Exercise
Write out every line of the material as it stands, apart from the pictures.
*****
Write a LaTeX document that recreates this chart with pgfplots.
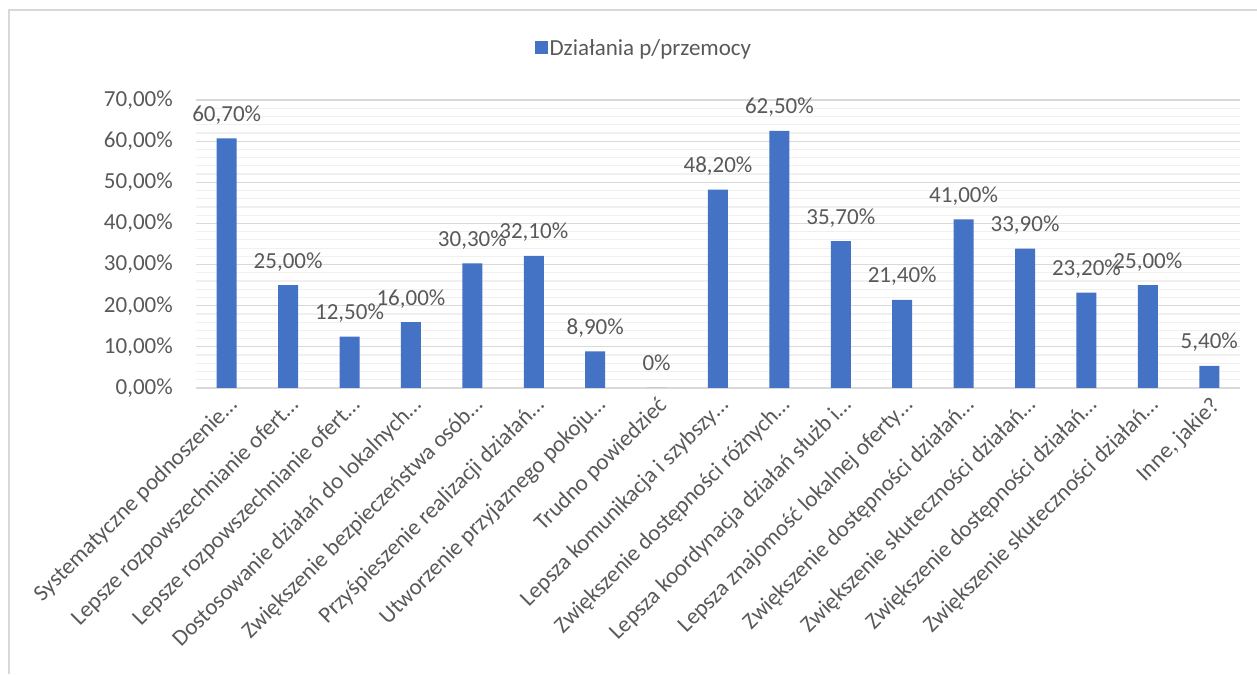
\documentclass[border=0pt]{standalone}
\usepackage{pgfplots}
\pgfplotsset{compat=1.18}
\usepackage{fontspec}
\setmainfont{Carlito}
\definecolor{barblue}{HTML}{4472C4}
\definecolor{textgray}{HTML}{595959}
\definecolor{majgray}{HTML}{D9D9D9}
\definecolor{mingray}{HTML}{F0F0F0}
\begin{document}
\begin{tikzpicture}
\path[use as bounding box] (0,0) rectangle (1257pt,674pt);
\draw[majgray, line width=1.2pt] (9pt,0) -- (9pt,664pt) -- (1257pt,664pt);
\begin{axis}[
  at={(196pt,286pt)}, anchor=south west,
  scale only axis, width=1044pt, height=288pt,
  ybar, bar width=20pt, bar shift=0pt,
  xmin=-0.5, xmax=16.5, ymin=0, ymax=70,
  xtick={0,...,16},
  xticklabels={
    {Systematyczne podnoszenie…},
    {Lepsze rozpowszechnianie ofert…},
    {Lepsze rozpowszechnianie ofert…},
    {Dostosowanie działań do lokalnych…},
    {Zwiększenie bezpieczeństwa osób…},
    {Przyśpieszenie realizacji działań…},
    {Utworzenie przyjaznego pokoju…},
    {Trudno powiedzieć},
    {Lepsza komunikacja i szybszy…},
    {Zwiększenie dostępności różnych…},
    {Lepsza koordynacja działań służb i…},
    {Lepsza znajomość lokalnej oferty…},
    {Zwiększenie dostępności działań…},
    {Zwiększenie skuteczności działań…},
    {Zwiększenie dostępności działań…},
    {Zwiększenie skuteczności działań…},
    {Inne, jakie?}},
  ytick={0,10,...,70},
  yticklabels={{0,00\%},{10,00\%},{20,00\%},{30,00\%},{40,00\%},{50,00\%},{60,00\%},{70,00\%}},
  minor y tick num=4,
  ymajorgrids, yminorgrids,
  major grid style={majgray, line width=1.2pt},
  minor grid style={mingray, line width=1.2pt},
  axis line style={draw=none},
  tick style={draw=none},
  tick label style={font=\fontsize{23}{27}\selectfont, text=textgray},
  yticklabel style={inner sep=0pt, xshift=-23pt},
  xticklabel style={rotate=45, anchor=north east, inner sep=2pt},
  point meta=explicit symbolic,
  nodes near coords,
  every node near coord/.append style={font=\fontsize{23}{27}\selectfont, text=textgray, anchor=base, yshift=17pt},
  legend style={at={(0.429,1.181)}, anchor=center, draw=none, fill=none,
    font=\fontsize{23}{27}\selectfont, text=textgray},
  legend image code/.code={\fill[barblue] (0pt,-6.5pt) rectangle (13pt,6.5pt);},
]
\addplot[fill=barblue, draw=none] coordinates {
  (0,60.7) [60,70\%]
  (1,25.0) [25,00\%]
  (2,12.5) [12,50\%]
  (3,16.0) [16,00\%]
  (4,30.3) [30,30\%]
  (5,32.1) [32,10\%]
  (6,8.9) [8,90\%]
  (7,0) [0\%]
  (8,48.2) [48,20\%]
  (9,62.5) [62,50\%]
  (10,35.7) [35,70\%]
  (11,21.4) [21,40\%]
  (12,41.0) [41,00\%]
  (13,33.9) [33,90\%]
  (14,23.2) [23,20\%]
  (15,25.0) [25,00\%]
  (16,5.4) [5,40\%]
};
\addlegendentry{Działania p/przemocy}
\end{axis}
\end{tikzpicture}
\end{document}
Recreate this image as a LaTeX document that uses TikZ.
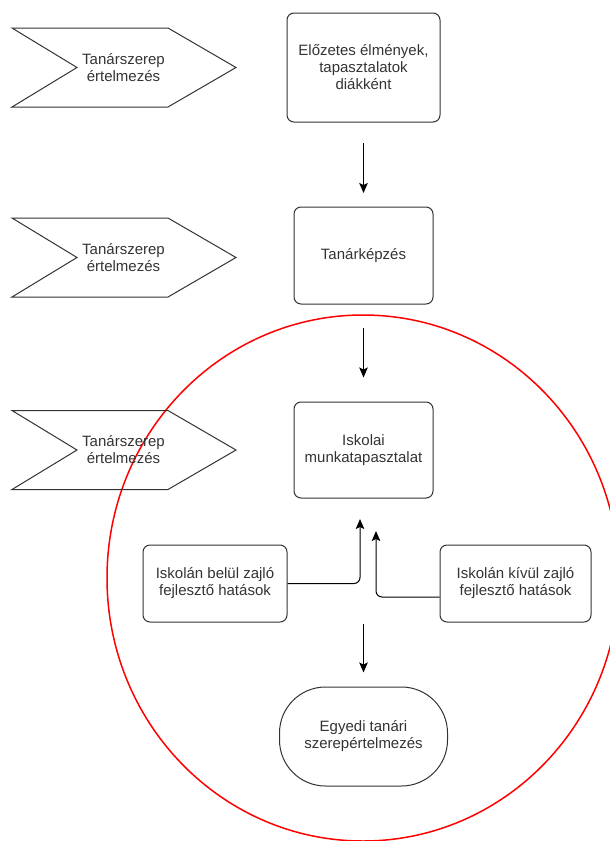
\documentclass[tikz,border=0pt]{standalone}
\usepackage{fontspec}
\setmainfont{Liberation Sans}
\usetikzlibrary{arrows.meta}
\definecolor{ink}{HTML}{333333}
\definecolor{redline}{HTML}{FF0000}
\begin{document}
\begin{tikzpicture}[x=1pt,y=-1pt,
  txt/.style={font=\fontsize{15}{17}\selectfont, text=ink, align=center},
  box/.style={txt, draw=ink, line width=1pt, rounded corners=7pt, inner sep=0pt},
  chev/.style={draw=ink, line width=1pt},
  arr/.style={draw=black, line width=1pt, -{Stealth[length=10pt,width=8.5pt,inset=2pt]}},
]
\useasboundingbox (0,0) rectangle (610,841);
% red ellipse
\draw[redline, line width=1.5pt] (363,578) ellipse [x radius=256, y radius=263];

% chevrons
\foreach \cy/\nm in {67.5/c1, 257.5/c2, 450/c3}{
  \draw[chev] (12,\cy-39.5) -- (168,\cy-39.5) -- (236,\cy) -- (168,\cy+39.5) -- (12,\cy+39.5) -- (77,\cy) -- cycle;
  \node[txt] (\nm) at (123.5,\cy) {Tanárszerep\\értelmezés};
}

% boxes
\node[box, minimum width=153pt, minimum height=109pt] (b1) at (363.5,67.5) {Előzetes élmények,\\tapasztalatok\\diákként};
\node[box, minimum width=139pt, minimum height=97pt] (b2) at (363.5,255.5) {Tanárképzés};
\node[box, minimum width=139pt, minimum height=96pt] (b3) at (363.5,450) {Iskolai\\munkatapasztalat};
\node[box, minimum width=144pt, minimum height=77pt] (lb) at (215,583.5) {Iskolán belül zajló\\fejlesztő hatások};
\node[box, minimum width=151pt, minimum height=77pt] (rb) at (515.5,583.5) {Iskolán kívül zajló\\fejlesztő hatások};
\node[box, rounded corners=46pt, minimum width=168pt, minimum height=99pt] (t) at (363.5,736.5) {Egyedi tanári\\szerepértelmezés};

% arrows
\coordinate (a1s) at (364,143); \coordinate (a1e) at (364,193);
\draw[arr] (b1.south |- a1s) -- (b1.south |- a1e);
\draw[arr] ([yshift=-23pt]b2.south) -- ([yshift=-73pt]b2.south);
\coordinate (tl) at (360,519);
\coordinate (tr) at (376,531);
\coordinate (rs) at ([yshift=-13.5pt]rb.west);
\draw[arr, rounded corners=6pt] (lb.east) -- (tl |- lb.east) -- (tl);
\draw[arr, rounded corners=6pt] (rs) -- (tr |- rs) -- (tr);
\draw[arr] ([yshift=-1pt]lb.south -| t.north) -- ([yshift=14pt]t.north);
\end{tikzpicture}
\end{document}
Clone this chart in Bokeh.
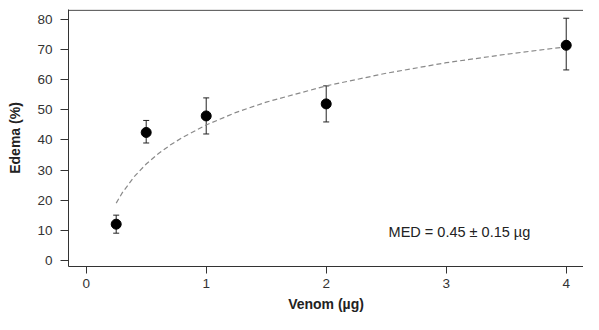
*****
Response
Write a LaTeX document that recreates this chart with pgfplots.
\documentclass[border=0pt]{standalone}
\usepackage{pgfplots}
\pgfplotsset{compat=1.18}
\usepackage{fontspec}
\setmainfont{Carlito}
\definecolor{barblue}{HTML}{4472C4}
\definecolor{textgray}{HTML}{595959}
\definecolor{majgray}{HTML}{D9D9D9}
\definecolor{mingray}{HTML}{F0F0F0}
\begin{document}
\begin{tikzpicture}
\path[use as bounding box] (0,0) rectangle (1257pt,674pt);
\draw[majgray, line width=1.2pt] (9pt,0) -- (9pt,664pt) -- (1257pt,664pt);
\begin{axis}[
  at={(196pt,286pt)}, anchor=south west,
  scale only axis, width=1044pt, height=288pt,
  ybar, bar width=20pt, bar shift=0pt,
  xmin=-0.5, xmax=16.5, ymin=0, ymax=70,
  xtick={0,...,16},
  xticklabels={
    {Systematyczne podnoszenie…},
    {Lepsze rozpowszechnianie ofert…},
    {Lepsze rozpowszechnianie ofert…},
    {Dostosowanie działań do lokalnych…},
    {Zwiększenie bezpieczeństwa osób…},
    {Przyśpieszenie realizacji działań…},
    {Utworzenie przyjaznego pokoju…},
    {Trudno powiedzieć},
    {Lepsza komunikacja i szybszy…},
    {Zwiększenie dostępności różnych…},
    {Lepsza koordynacja działań służb i…},
    {Lepsza znajomość lokalnej oferty…},
    {Zwiększenie dostępności działań…},
    {Zwiększenie skuteczności działań…},
    {Zwiększenie dostępności działań…},
    {Zwiększenie skuteczności działań…},
    {Inne, jakie?}},
  ytick={0,10,...,70},
  yticklabels={{0,00\%},{10,00\%},{20,00\%},{30,00\%},{40,00\%},{50,00\%},{60,00\%},{70,00\%}},
  minor y tick num=4,
  ymajorgrids, yminorgrids,
  major grid style={majgray, line width=1.2pt},
  minor grid style={mingray, line width=1.2pt},
  axis line style={draw=none},
  tick style={draw=none},
  tick label style={font=\fontsize{23}{27}\selectfont, text=textgray},
  yticklabel style={inner sep=0pt, xshift=-23pt},
  xticklabel style={rotate=45, anchor=north east, inner sep=2pt},
  point meta=explicit symbolic,
  nodes near coords,
  every node near coord/.append style={font=\fontsize{23}{27}\selectfont, text=textgray, anchor=base, yshift=17pt},
  legend style={at={(0.429,1.181)}, anchor=center, draw=none, fill=none,
    font=\fontsize{23}{27}\selectfont, text=textgray},
  legend image code/.code={\fill[barblue] (0pt,-6.5pt) rectangle (13pt,6.5pt);},
]
\addplot[fill=barblue, draw=none] coordinates {
  (0,60.7) [60,70\%]
  (1,25.0) [25,00\%]
  (2,12.5) [12,50\%]
  (3,16.0) [16,00\%]
  (4,30.3) [30,30\%]
  (5,32.1) [32,10\%]
  (6,8.9) [8,90\%]
  (7,0) [0\%]
  (8,48.2) [48,20\%]
  (9,62.5) [62,50\%]
  (10,35.7) [35,70\%]
  (11,21.4) [21,40\%]
  (12,41.0) [41,00\%]
  (13,33.9) [33,90\%]
  (14,23.2) [23,20\%]
  (15,25.0) [25,00\%]
  (16,5.4) [5,40\%]
};
\addlegendentry{Działania p/przemocy}
\end{axis}
\end{tikzpicture}
\end{document}
Recreate this image as a LaTeX document that uses TikZ.
\documentclass[tikz,border=0pt]{standalone}
\usepackage{fontspec}
\setmainfont{Liberation Sans}
\usetikzlibrary{arrows.meta}
\definecolor{ink}{HTML}{333333}
\definecolor{redline}{HTML}{FF0000}
\begin{document}
\begin{tikzpicture}[x=1pt,y=-1pt,
  txt/.style={font=\fontsize{15}{17}\selectfont, text=ink, align=center},
  box/.style={txt, draw=ink, line width=1pt, rounded corners=7pt, inner sep=0pt},
  chev/.style={draw=ink, line width=1pt},
  arr/.style={draw=black, line width=1pt, -{Stealth[length=10pt,width=8.5pt,inset=2pt]}},
]
\useasboundingbox (0,0) rectangle (610,841);
% red ellipse
\draw[redline, line width=1.5pt] (363,578) ellipse [x radius=256, y radius=263];

% chevrons
\foreach \cy/\nm in {67.5/c1, 257.5/c2, 450/c3}{
  \draw[chev] (12,\cy-39.5) -- (168,\cy-39.5) -- (236,\cy) -- (168,\cy+39.5) -- (12,\cy+39.5) -- (77,\cy) -- cycle;
  \node[txt] (\nm) at (123.5,\cy) {Tanárszerep\\értelmezés};
}

% boxes
\node[box, minimum width=153pt, minimum height=109pt] (b1) at (363.5,67.5) {Előzetes élmények,\\tapasztalatok\\diákként};
\node[box, minimum width=139pt, minimum height=97pt] (b2) at (363.5,255.5) {Tanárképzés};
\node[box, minimum width=139pt, minimum height=96pt] (b3) at (363.5,450) {Iskolai\\munkatapasztalat};
\node[box, minimum width=144pt, minimum height=77pt] (lb) at (215,583.5) {Iskolán belül zajló\\fejlesztő hatások};
\node[box, minimum width=151pt, minimum height=77pt] (rb) at (515.5,583.5) {Iskolán kívül zajló\\fejlesztő hatások};
\node[box, rounded corners=46pt, minimum width=168pt, minimum height=99pt] (t) at (363.5,736.5) {Egyedi tanári\\szerepértelmezés};

% arrows
\coordinate (a1s) at (364,143); \coordinate (a1e) at (364,193);
\draw[arr] (b1.south |- a1s) -- (b1.south |- a1e);
\draw[arr] ([yshift=-23pt]b2.south) -- ([yshift=-73pt]b2.south);
\coordinate (tl) at (360,519);
\coordinate (tr) at (376,531);
\coordinate (rs) at ([yshift=-13.5pt]rb.west);
\draw[arr, rounded corners=6pt] (lb.east) -- (tl |- lb.east) -- (tl);
\draw[arr, rounded corners=6pt] (rs) -- (tr |- rs) -- (tr);
\draw[arr] ([yshift=-1pt]lb.south -| t.north) -- ([yshift=14pt]t.north);
\end{tikzpicture}
\end{document}
Clone this chart in Bokeh.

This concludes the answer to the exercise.